Alexa Woodward (my cousin)

 

 

  • Try to think of your earliest memories of writing and reading.  What do you remember of reading and writing before you began school?  Who helped you with it and what was that like?

 

My mother placed a high value on literacy, and began reading to my siblings and I at a very young age. I was also encouraged to practice my penmanship, tracing and copying letters and numbers. I began school when I was four, and stayed in the dependent study program until I graduated in 2012.

 

 

  • When you were growing up, how much school reading and school writing was done with computers?  What kinds of things did you do?  What values did your teachers place on computer literacy?

 

Very little work was done using computers until I began taking college classes in 2009. Prior to that, my reading was from textbooks and library books, and my essays and other assignments were written on paper.

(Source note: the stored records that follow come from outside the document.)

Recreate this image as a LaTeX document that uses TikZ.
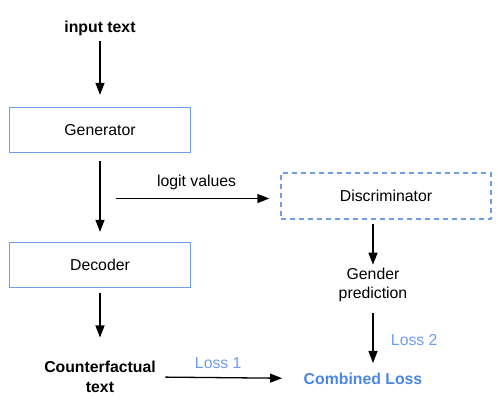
\documentclass[tikz,border=0pt]{standalone}
\usepackage{fontspec}
\setmainfont{Liberation Sans}
\usetikzlibrary{positioning,arrows.meta}
\definecolor{boxblue}{HTML}{6D9EEB}
\definecolor{lossblue}{HTML}{6D9EEB}
\definecolor{combblue}{HTML}{4A86E8}
\newcommand{\diagfont}{\fontsize{15.8}{19.5}\selectfont}

\begin{document}
\begin{tikzpicture}[on grid,auto,>={Triangle[length=12pt,width=9pt]},
		font=\diagfont,
		block/.style={draw=boxblue,line width=1.3pt,minimum width=181pt,minimum height=45pt},
		txt/.style={inner sep=2pt,align=center},
		flow/.style={line width=1.3pt}]
		\useasboundingbox (-100pt,-274pt) rectangle (398pt,130pt);
		\node[block] (gen) {Generator};
		\node[txt,font=\diagfont\bfseries] (in) [above=102pt of gen] {input text};
		\node[block] (dec) [below=135pt of gen] {Decoder};
		\node[txt,font=\fontsize{15.8}{20}\selectfont\bfseries] (cf) [below=111.5pt of dec] {Counterfactual\\text};
		\node[block,dash pattern=on 5pt off 4pt,minimum width=210pt,minimum height=46pt] (disc) [below right=66pt and 286pt of gen] {Discriminator};
		\node[txt] (gp) [below left=89pt and 13pt of disc] {Gender\\prediction};
		\node[txt,font=\diagfont\bfseries,text=combblue] (comb) [below left=94pt and 10pt of gp] {Combined Loss};
		\coordinate[below right=68.5pt and 16pt of gen] (lgt);
		
		\path[->,flow] 
		(in) edge [shorten <=3pt,shorten >=12pt] (gen)
		(gen) edge [shorten <=8pt,shorten >=10pt] (dec)
		(dec) edge [shorten <=5pt,shorten >=21pt] (cf)
		(lgt) edge [shorten >=11pt] node [pos=0.49,above=4.5pt] {logit values} (lgt -| disc.west)
		(gp.north |- disc.south) edge [shorten <=4pt,shorten >=1pt] (gp.north)
		(gp.south) edge [shorten <=9pt,shorten >=8pt] node [pos=0.54,right=14pt,text=lossblue] {Loss 2} (gp.south |- comb.north)
		(cf) edge [shorten <=7.5pt,shorten >=19.5pt] node [pos=0.42,above=5pt,text=lossblue] {Loss 1} (comb)
		;
	\end{tikzpicture}
\end{document}
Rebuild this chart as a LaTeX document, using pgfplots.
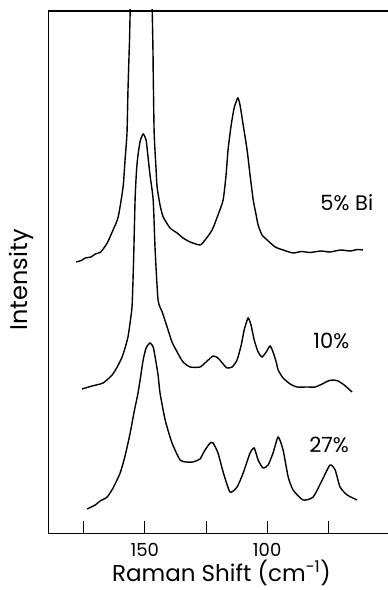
\documentclass[border=0pt]{standalone}
\usepackage{pgfplots}
\pgfplotsset{compat=1.18}
\usepackage{fontspec}
\setmainfont{Poppins}
\begin{document}
\begin{tikzpicture}[x=1pt,y=1pt]
\useasboundingbox (0,0) rectangle (388,590);
\begin{axis}[
  at={(48pt,57pt)}, anchor=south west,
  scale only axis, width=340pt, height=523pt,
  x dir=reverse, xmin=50.6, xmax=189.6, ymin=57, ymax=580,
  axis x line=bottom, axis y line=left,
  axis line style={-, line width=0.9pt},
  xtick={175,150,125,100,75}, xticklabels={,150,,100,},
  xtick pos=bottom, tick align=inside, major tick length=12pt,
  xtick style={line width=0.9pt, black},
  ytick=\empty,
  xticklabel style={font=\fontsize{18}{20}\selectfont, anchor=center, yshift=-17pt},
  xlabel={Raman Shift (cm\textsuperscript{-1})},
  ylabel={Intensity},
  every axis x label/.style={at={(axis description cs:0.51,0)}, yshift=-40pt, anchor=center, font=\fontsize{23}{26}\selectfont},
  every axis y label/.style={at={(axis description cs:0,0.484)}, xshift=-27pt, anchor=center, rotate=90, font=\fontsize{24}{27}\selectfont},
  clip mode=individual,
]
% 5% Bi
\addplot[black, line width=1.4pt, smooth, tension=0.35] coordinates {
(178.1,328)(176,329.5)(174.4,332)(172,333)(170.3,336)(168,338)(165.4,347)(163.0,360)(160.9,373)(158.9,403)(158.1,430)(157.3,457)(156.9,500)(156.4,540)(156.0,580)(151.5,1100)(147.0,580)(146.6,520)(146.2,457)(145.4,420)(145.0,403)(143.8,385)(142.5,373)(139.7,362)(136.8,357)(134.4,352)(131.5,348)(127.4,345)(125.4,350)(122.5,360)(120.1,375)(118.0,390)(116.8,415)(116.0,440)(114.7,465)(113.5,482)(112.0,492)(111.1,485)(109.8,465)(108.2,440)(107.0,415)(105.7,390)(104.5,375)(103.7,365)(102.1,355)(100.0,350)(96.7,343)(93.5,340)(89.4,337)(86,338.5)(82.4,337.5)(78,339)(74.3,338)(70,340)(66.1,339)(63,340.5)(60.8,340)
};
% 10%
\addplot[black, line width=1.4pt, smooth, tension=0.35] coordinates {
(175.7,201)(171.6,204)(167.1,207)(163.4,215)(161.3,223)(159.3,233)(158.1,242)(156.9,253)(156.0,268)(155.2,285)(154.6,330)(154.0,390)(153.4,420)(152.8,435)(151.9,449)(150.7,456)(149.5,450)(148.7,433)(147.9,415)(146.6,390)(145.8,340)(144.6,290)(142.9,278)(140.9,263)(138.9,248)(136.8,238)(134.4,228)(131.5,223)(127.4,223)(125.0,228)(122.1,234)(120.1,232)(118.0,226)(116.4,222)(114.3,223)(112.3,230)(110.6,245)(109.4,260)(107.8,272)(106.6,265)(105.3,250)(103.7,238)(102.1,233)(100.4,238)(98.8,244)(97.6,238)(96.3,228)(95.5,220)(93.5,212)(90.6,206)(87.8,203)(83.7,203)(80.4,203)(77.5,206)(75.1,209)(73.0,210)(71.0,209)(68.5,205)(65.3,198)
};
% 27%
\addplot[black, line width=1.4pt, smooth, tension=0.35] coordinates {
(173.6,81)(170.3,85)(168.3,89)(165.4,93)(163.0,102)(160.1,117)(158.1,134)(156.0,157)(154.4,178)(152.8,197)(151.5,217)(150.7,230)(149.5,242)(147.9,247)(146.6,243)(145.8,233)(144.6,215)(143.8,197)(141.7,170)(138.9,147)(135.6,130)(133.1,128)(130.3,128)(128.2,130)(127.4,131)(125.4,140)(123.3,147)(122.1,147)(120.1,137)(118.0,118)(115.2,98)(112.3,103)(109.8,117)(107.0,137)(105.3,142)(103.7,130)(101.7,122)(99.6,125)(97.6,137)(95.5,153)(93.5,140)(91.4,113)(89.4,100)(85.3,90)(81.2,93)(77.5,110)(74.3,125)(72.2,120)(70.2,103)(67.3,95)(63.2,90)
};
\draw[line width=1.6pt, black] (axis cs:189.8,578.8) -- (axis cs:50.6,578.8);
\node[anchor=west, font=\fontsize{21}{24}\selectfont, inner sep=0pt] at (axis cs:78.3,387) {5\% Bi};
\node[anchor=west, font=\fontsize{21}{24}\selectfont, inner sep=0pt] at (axis cs:81.2,249) {10\%};
\node[anchor=west, font=\fontsize{21}{24}\selectfont, inner sep=0pt] at (axis cs:82.85,145) {27\%};
\end{axis}
\end{tikzpicture}
\end{document}
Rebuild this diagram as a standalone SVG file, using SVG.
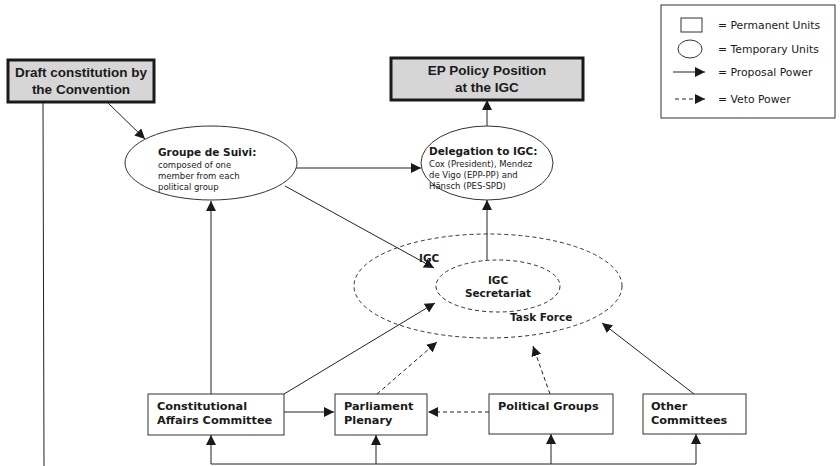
<svg xmlns="http://www.w3.org/2000/svg" width="840" height="466" viewBox="0 0 840 466">
<defs>
<marker id="ah" viewBox="0 0 10 10" refX="10" refY="5" markerWidth="10" markerHeight="10" markerUnits="userSpaceOnUse" orient="auto">
<path d="M0,0 L10,5 L0,10 z" fill="#1a1a1a"/>
</marker>
<style>
.perm{fill:#d6d6d6;stroke:#1a1a1a;stroke-width:3}
.unit{fill:#fff;stroke:#333;stroke-width:1}
.tmp{fill:#fff;stroke:#333;stroke-width:1}
.dtmp{fill:none;stroke:#333;stroke-width:1;stroke-dasharray:4,3}
.sol{fill:none;stroke:#222;stroke-width:1;marker-end:url(#ah)}
.dsh{fill:none;stroke:#222;stroke-width:1;stroke-dasharray:4,3;marker-end:url(#ah)}
.ln{fill:none;stroke:#222;stroke-width:1}
.bt{font-family:"Liberation Sans",Arial,sans-serif;font-weight:bold;font-size:13.5px;fill:#1a1a1a;text-anchor:middle}
.hd{font-family:"DejaVu Sans",Verdana,sans-serif;font-weight:bold;font-size:10.5px;fill:#1a1a1a}
.sm{font-family:"DejaVu Sans",Verdana,sans-serif;font-size:8.5px;fill:#1a1a1a}
.bx{font-family:"DejaVu Sans",Verdana,sans-serif;font-weight:bold;font-size:11.3px;fill:#1a1a1a}
.lg{font-family:"DejaVu Sans",Verdana,sans-serif;font-size:10.8px;fill:#1a1a1a}
</style>
</defs>
<rect width="840" height="466" fill="#fff"/>

<g id="legend">
<rect x="661" y="5" width="174" height="113" fill="#fff" stroke="#333" stroke-width="1"/>
<rect x="681" y="18" width="21" height="14" fill="#fff" stroke="#333" stroke-width="1"/>
<text class="lg" x="718" y="29">= Permanent Units</text>
<ellipse cx="690" cy="49" rx="12" ry="9" fill="#fff" stroke="#333" stroke-width="1"/>
<text class="lg" x="718" y="53">= Temporary Units</text>
<line class="sol" x1="673" y1="72" x2="705" y2="72"/>
<text class="lg" x="718" y="76">= Proposal Power</text>
<line class="dsh" x1="675" y1="99" x2="705" y2="99"/>
<text class="lg" x="718" y="103">= Veto Power</text>
</g>

<g id="connectors">
<line class="ln" x1="43" y1="102" x2="44" y2="466"/>
<line class="ln" x1="211" y1="464" x2="696" y2="464"/>
<line class="sol" x1="211" y1="464" x2="211" y2="435"/>
<line class="sol" x1="376" y1="464" x2="376" y2="435"/>
<line class="sol" x1="551" y1="464" x2="551" y2="434"/>
<line class="sol" x1="696" y1="464" x2="696" y2="434"/>
<line class="sol" x1="107" y1="102" x2="145" y2="139"/>
<line class="sol" x1="295" y1="168" x2="421" y2="168"/>
<line class="sol" x1="285" y1="186" x2="434" y2="268"/>
<line class="sol" x1="487" y1="127" x2="487" y2="100"/>
<line class="sol" x1="487" y1="260" x2="487" y2="200"/>
<line class="sol" x1="211" y1="394" x2="211" y2="201"/>
<line class="sol" x1="284" y1="394" x2="435" y2="303"/>
<line class="sol" x1="284" y1="412" x2="334" y2="412"/>
<line class="dsh" x1="489" y1="412" x2="428" y2="412"/>
<line class="dsh" x1="377" y1="394" x2="437" y2="342"/>
<line class="dsh" x1="550" y1="394" x2="533" y2="346"/>
<line class="sol" x1="694" y1="394" x2="602" y2="323"/>
</g>

<g id="draft">
<rect class="perm" x="8" y="60" width="146" height="42"/>
<text class="bt" x="81" y="77">Draft constitution by</text>
<text class="bt" x="81" y="94">the Convention</text>
</g>

<g id="ep-position">
<rect class="perm" x="391" y="58" width="192" height="42"/>
<text class="bt" x="487" y="75">EP Policy Position</text>
<text class="bt" x="487" y="92">at the IGC</text>
</g>

<g id="groupe">
<ellipse class="tmp" cx="211" cy="163" rx="86" ry="37"/>
<text class="hd" x="158" y="156">Groupe de Suivi:</text>
<text class="sm" x="158" y="168">composed of one</text>
<text class="sm" x="158" y="179">member from each</text>
<text class="sm" x="158" y="190">political group</text>
</g>

<g id="delegation">
<ellipse class="tmp" cx="487" cy="163" rx="66" ry="37"/>
<text class="hd" x="429" y="155">Delegation to IGC:</text>
<text class="sm" x="429" y="167">Cox (President), Mendez</text>
<text class="sm" x="429" y="178">de Vigo (EPP-PP) and</text>
<text class="sm" x="429" y="189">Hänsch (PES-SPD)</text>
</g>

<g id="task-force">
<ellipse class="dtmp" cx="488" cy="286" rx="134" ry="52"/>
<text class="hd" x="419" y="262">IGC</text>
<text class="hd" x="510" y="321">Task Force</text>
</g>

<g id="secretariat">
<ellipse class="dtmp" cx="498" cy="286" rx="62" ry="26"/>
<text class="hd" x="498" y="284" text-anchor="middle">IGC</text>
<text class="hd" x="498" y="297" text-anchor="middle">Secretariat</text>
</g>

<g id="constitutional">
<rect class="unit" x="148" y="394" width="136" height="41"/>
<text class="bx" x="157" y="410">Constitutional</text>
<text class="bx" x="157" y="424">Affairs Committee</text>
</g>

<g id="plenary">
<rect class="unit" x="335" y="394" width="92" height="41"/>
<text class="bx" x="344" y="410">Parliament</text>
<text class="bx" x="344" y="424">Plenary</text>
</g>

<g id="political-groups">
<rect class="unit" x="489" y="394" width="124" height="40"/>
<text class="bx" x="498" y="410">Political Groups</text>
</g>

<g id="other-committees">
<rect class="unit" x="643" y="394" width="103" height="40"/>
<text class="bx" x="651" y="410">Other</text>
<text class="bx" x="651" y="424">Committees</text>
</g>
</svg>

Computer literacy came when I had to learn to navigate Butte College’s Blackboard system. My charter school put little emphasis on computer literacy, and was more interested in having students learn proper grammar, rhetoric, and writing styles. In the era of technology, it was assumed that we could easily figure out how to use electronics, and for my peers and I, that was true.

 

 

  • What are you asked to do with reading and writing at this point in your life?

 

I have completed all of the English classes required for my major (Cellular and Molecular Biology), and not much was expected of me, even in the “writing intensive” classes. Recently, I honed my skill is literature research with my honors thesis entitled “Medical Ethics in Critical Care”, that resulted in a 40-page dissertation with 57 references and two appendices. I have been applying to medical schools, and have been writing dozens of essays in response to their questions.

 

I interviewed my cousin, Alexa, who is currently working on completing her last semester at Chico State. She is nineteen-years-old and already sending out applications to multiple medical schools around the country. Basically she is Super Woman and has made me look bad at all family events throughout my entire life. In talking to her and going through the questions with her it was interesting because we quickly realized that our dads (they are brothers)  raised us with the same emphasis on reading and writing. We grew up being read the same favorite kid books like, “Ferdinand the Bull”, and we both went on to excel in writing. Even though we took drastically different paths in writing. She loves her science which is hard for me to keep up with and I love my creative short stories that have been read by a select few.